7. Limitations, misconceptions, and open directions
A recurring misconception is that entity inter-relationship reasoning is synonymous with graph neural networks. The literature is broader: EERN is a constrained MLP on coupled relational tensors (Graham et al., 2019); Eider and SIRE are document-level evidence and reasoning frameworks (Xie et al., 2021); REX is a graph-explanation engine (Fang et al., 2011); and query answering over EER schemata is recursive Datalog rewriting under conceptual dependencies (Cali et al., 2010). Another misconception is that explanation automatically implies symbolic or causal reasoning. Eider’s evidence sentences improve provenance, but the system remains a pairwise supervised relation predictor (Xie et al., 2021). DEER’s free-text relation descriptions improve openness and informativeness, but they do not provide normalized symbolic semantics or guaranteed compositional inference (Huang et al., 2022).

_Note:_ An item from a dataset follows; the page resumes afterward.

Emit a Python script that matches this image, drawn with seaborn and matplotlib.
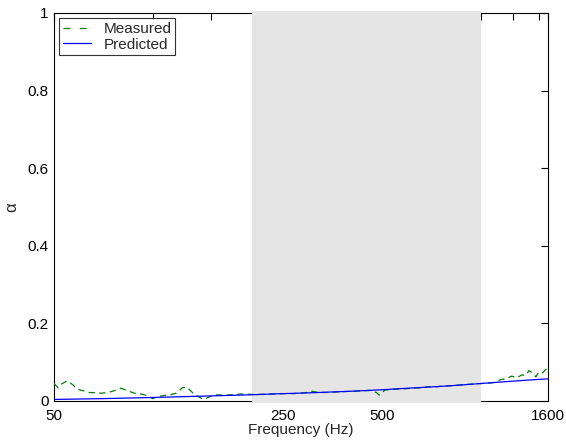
import numpy as np
import pandas as pd
import matplotlib
matplotlib.use("Agg")
import matplotlib.pyplot as plt
import seaborn as sns

# Measured absorption coefficient
meas_freq = [50, 51.5, 53, 55, 57, 59, 61, 64, 67, 70, 73, 76, 80, 84, 88, 92, 96,
             100, 104, 108, 113, 118, 123, 127, 132, 137, 143, 150, 157, 165, 175,
             185, 200, 215, 230, 250, 270, 290, 305, 320, 340, 360, 380, 400, 430,
             460, 480, 490, 500, 510, 540, 580, 620, 660, 690, 720, 760, 800, 860,
             920, 1000, 1060, 1100, 1150, 1200, 1240, 1290, 1330, 1370, 1400, 1440,
             1470, 1500, 1540, 1570, 1600]
meas_alpha = [0.045, 0.034, 0.045, 0.052, 0.042, 0.030, 0.027, 0.022, 0.021, 0.020,
              0.022, 0.026, 0.033, 0.026, 0.020, 0.018, 0.014, 0.006, 0.012, 0.014,
              0.016, 0.020, 0.034, 0.036, 0.022, 0.012, 0.004, 0.012, 0.016, 0.015,
              0.016, 0.018, 0.017, 0.017, 0.018, 0.019, 0.019, 0.021, 0.025, 0.022,
              0.022, 0.023, 0.024, 0.025, 0.026, 0.027, 0.022, 0.015, 0.022, 0.028,
              0.030, 0.031, 0.033, 0.034, 0.037, 0.036, 0.038, 0.039, 0.041, 0.043,
              0.045, 0.046, 0.048, 0.055, 0.058, 0.064, 0.060, 0.067, 0.066, 0.078,
              0.072, 0.062, 0.074, 0.072, 0.080, 0.085]

# Predicted absorption coefficient
pred_freq = [50, 70, 100, 150, 200, 250, 300, 400, 500, 600, 700, 800, 1000, 1200, 1400, 1600]
pred_alpha = [0.004, 0.006, 0.009, 0.013, 0.016, 0.019, 0.021, 0.025, 0.029, 0.033,
              0.036, 0.039, 0.045, 0.050, 0.054, 0.057]

band = (200, 1000)
xtick_pos = [50, 100, 150, 250, 500, 750, 1000, 1250, 1500, 1600]
xtick_lab = ["50", "", "", "250", "500", "", "", "", "", "1600"]
ytick_pos = [0, 0.2, 0.4, 0.6, 0.8, 1]
ytick_lab = ["0", "0.2", "0.4", "0.6", "0.8", "1"]

sns.set_style("white")
plt.rcParams["font.family"] = ["Liberation Sans", "DejaVu Sans"]
plt.rcParams["font.size"] = 11

fig = plt.figure(figsize=(5.66, 4.42), dpi=100)
ax = fig.add_axes([0.0954, 0.0928, 0.8726, 0.8780])

meas = pd.DataFrame({"f": meas_freq, "a": meas_alpha})
pred = pd.DataFrame({"f": pred_freq, "a": pred_alpha})

sns.lineplot(data=meas, x="f", y="a", ax=ax, color=(0, 0.5, 0), lw=0.9,
             label="Measured", zorder=3)
sns.lineplot(data=pred, x="f", y="a", ax=ax, color=(0, 0, 1), lw=0.9,
             label="Predicted", zorder=3.1)
ax.lines[0].set_dashes((5, 3.5))

ax.axvspan(band[0], band[1], ymin=-0.004, ymax=1.004, color="#e5e5e5", lw=0,
           zorder=2.6, clip_on=False)

ax.set_xscale("log")
ax.set_xlim(50, 1600)
ax.set_ylim(0, 1)
ax.minorticks_off()
ax.set_xticks(xtick_pos)
ax.set_xticklabels(xtick_lab)
ax.set_yticks(ytick_pos)
ax.set_yticklabels(ytick_lab)
ax.tick_params(direction="in", length=5, width=0.8, top=True, right=True,
               labelsize=11, colors="black")
ax.tick_params(axis="x", pad=6)
ax.tick_params(axis="y", pad=4)
for s in ax.spines.values():
    s.set_visible(True)
    s.set_color("black")
    s.set_linewidth(0.8)

ax.set_xlabel("Frequency (Hz)", fontsize=11, labelpad=0)
ax.set_ylabel("α", fontsize=12, labelpad=6)

leg = ax.legend(loc="upper left", frameon=True, fancybox=False, fontsize=11,
                borderpad=0.25, handlelength=1.8, handletextpad=0.85,
                labelspacing=0.1, borderaxespad=0.35)
leg.get_frame().set_edgecolor("black")
leg.get_frame().set_linewidth(0.8)
leg.get_lines()[0].set_dashes((5.5, 7.5))
leg.set_zorder(5)

fig.savefig("out.png", dpi=100)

The limitations are equally heterogeneous. EERN explicitly does not provide explicit logical reasoning, first-order rule induction, theorem proving, temporal reasoning, causal reasoning, open-world semantics, or explainability beyond symmetry-based interpretability (Graham et al., 2019). Eider remains dependent on evidence quality; when the evidence extractor misses a crucial sentence, evidence-only prediction fails, which is why the paper retains full-document inference and fuses the two (Xie et al., 2021). ReMeREC’s EIR is effective on ReMeX, where images contain 1–4 entities, but its dense pairwise scoring is not evaluated on highly cluttered scenes, and errors in entity detection propagate directly into relation prediction (Hu et al., 22 Jul 2025). FLOWER provides confidence-scored explicit and implicit dependency reconstruction, but not true multi-hop reasoning, calibrated uncertainty, or a rich relation ontology (Moskalev, 17 Nov 2025).

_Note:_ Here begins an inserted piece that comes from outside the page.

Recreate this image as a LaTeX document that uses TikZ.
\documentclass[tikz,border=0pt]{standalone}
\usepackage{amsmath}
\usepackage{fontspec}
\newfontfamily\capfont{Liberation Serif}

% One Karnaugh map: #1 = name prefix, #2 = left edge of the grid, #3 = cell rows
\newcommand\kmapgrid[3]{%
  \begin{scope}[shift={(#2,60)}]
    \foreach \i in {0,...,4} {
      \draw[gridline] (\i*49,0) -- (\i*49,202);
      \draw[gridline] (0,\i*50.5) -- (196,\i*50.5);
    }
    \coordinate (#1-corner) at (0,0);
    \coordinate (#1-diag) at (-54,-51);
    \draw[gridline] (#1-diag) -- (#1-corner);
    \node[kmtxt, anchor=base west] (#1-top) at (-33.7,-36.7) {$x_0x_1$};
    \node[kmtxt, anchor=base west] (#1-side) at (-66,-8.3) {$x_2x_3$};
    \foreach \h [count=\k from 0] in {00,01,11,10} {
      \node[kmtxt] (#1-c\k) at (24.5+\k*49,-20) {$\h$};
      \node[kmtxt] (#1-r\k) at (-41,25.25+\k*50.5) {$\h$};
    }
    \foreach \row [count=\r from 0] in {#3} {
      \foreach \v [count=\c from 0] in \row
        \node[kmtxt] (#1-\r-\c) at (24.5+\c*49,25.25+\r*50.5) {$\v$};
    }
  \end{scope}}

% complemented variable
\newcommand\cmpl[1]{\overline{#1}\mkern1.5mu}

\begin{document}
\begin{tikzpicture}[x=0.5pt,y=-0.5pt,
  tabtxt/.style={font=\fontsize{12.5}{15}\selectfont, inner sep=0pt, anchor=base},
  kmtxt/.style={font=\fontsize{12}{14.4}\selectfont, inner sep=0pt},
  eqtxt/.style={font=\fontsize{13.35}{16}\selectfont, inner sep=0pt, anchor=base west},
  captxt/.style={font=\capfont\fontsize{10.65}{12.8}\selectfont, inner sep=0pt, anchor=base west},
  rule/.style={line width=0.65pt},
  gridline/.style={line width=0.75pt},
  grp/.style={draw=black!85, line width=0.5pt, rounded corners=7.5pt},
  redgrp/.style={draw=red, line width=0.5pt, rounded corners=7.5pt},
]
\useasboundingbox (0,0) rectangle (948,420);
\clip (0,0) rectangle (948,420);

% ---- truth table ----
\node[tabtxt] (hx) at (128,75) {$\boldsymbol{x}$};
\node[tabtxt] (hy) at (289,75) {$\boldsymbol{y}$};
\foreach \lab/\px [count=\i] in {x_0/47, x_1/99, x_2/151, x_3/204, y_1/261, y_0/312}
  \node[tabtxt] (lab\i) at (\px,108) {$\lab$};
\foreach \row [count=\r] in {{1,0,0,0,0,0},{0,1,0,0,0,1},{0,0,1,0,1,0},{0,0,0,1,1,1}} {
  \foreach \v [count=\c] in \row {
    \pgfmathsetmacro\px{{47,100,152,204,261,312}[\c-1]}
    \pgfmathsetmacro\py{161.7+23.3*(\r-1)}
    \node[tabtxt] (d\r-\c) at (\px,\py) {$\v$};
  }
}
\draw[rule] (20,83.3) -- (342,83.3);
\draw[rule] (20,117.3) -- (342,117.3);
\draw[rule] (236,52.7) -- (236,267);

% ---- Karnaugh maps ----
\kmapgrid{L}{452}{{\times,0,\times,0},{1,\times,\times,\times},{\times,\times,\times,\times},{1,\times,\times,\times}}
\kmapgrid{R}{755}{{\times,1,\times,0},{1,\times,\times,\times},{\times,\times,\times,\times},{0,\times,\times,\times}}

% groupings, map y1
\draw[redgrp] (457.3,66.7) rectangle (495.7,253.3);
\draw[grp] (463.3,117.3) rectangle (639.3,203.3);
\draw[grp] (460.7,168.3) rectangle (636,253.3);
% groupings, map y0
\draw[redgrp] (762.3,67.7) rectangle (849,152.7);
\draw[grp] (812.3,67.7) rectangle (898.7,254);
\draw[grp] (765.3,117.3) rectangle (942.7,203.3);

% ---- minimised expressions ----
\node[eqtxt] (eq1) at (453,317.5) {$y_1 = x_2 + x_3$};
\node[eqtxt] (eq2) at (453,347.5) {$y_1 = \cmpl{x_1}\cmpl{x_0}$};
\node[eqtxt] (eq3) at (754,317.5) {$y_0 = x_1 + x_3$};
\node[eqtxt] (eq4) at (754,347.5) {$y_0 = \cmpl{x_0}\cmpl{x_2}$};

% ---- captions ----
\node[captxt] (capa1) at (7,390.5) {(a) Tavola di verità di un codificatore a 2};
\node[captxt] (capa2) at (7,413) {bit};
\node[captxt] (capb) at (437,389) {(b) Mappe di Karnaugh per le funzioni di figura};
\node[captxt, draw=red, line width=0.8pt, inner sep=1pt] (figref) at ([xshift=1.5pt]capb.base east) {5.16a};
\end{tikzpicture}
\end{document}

Open directions follow directly from these gaps. A plausible synthesis is an EIR stack with four layers: acquisition of candidate entities and links from databases, text, graphs, or perception; structured representation with symmetry, schema, or evidence constraints; explanation via graph motifs or free-text relation descriptions; and stronger reasoning through symbolic, temporal, or uncertainty-aware mechanisms. The surveyed literature does not unify these layers into a single system. What it does establish is that entity inter-relationship reasoning is most effective when relational structure is treated as first-class, whether that structure is a permutation group over coupled tensors, an evidence sentence set, a minimal explanation motif, a relation matrix over grounded entities, or a set of schema dependencies entailing certain answers.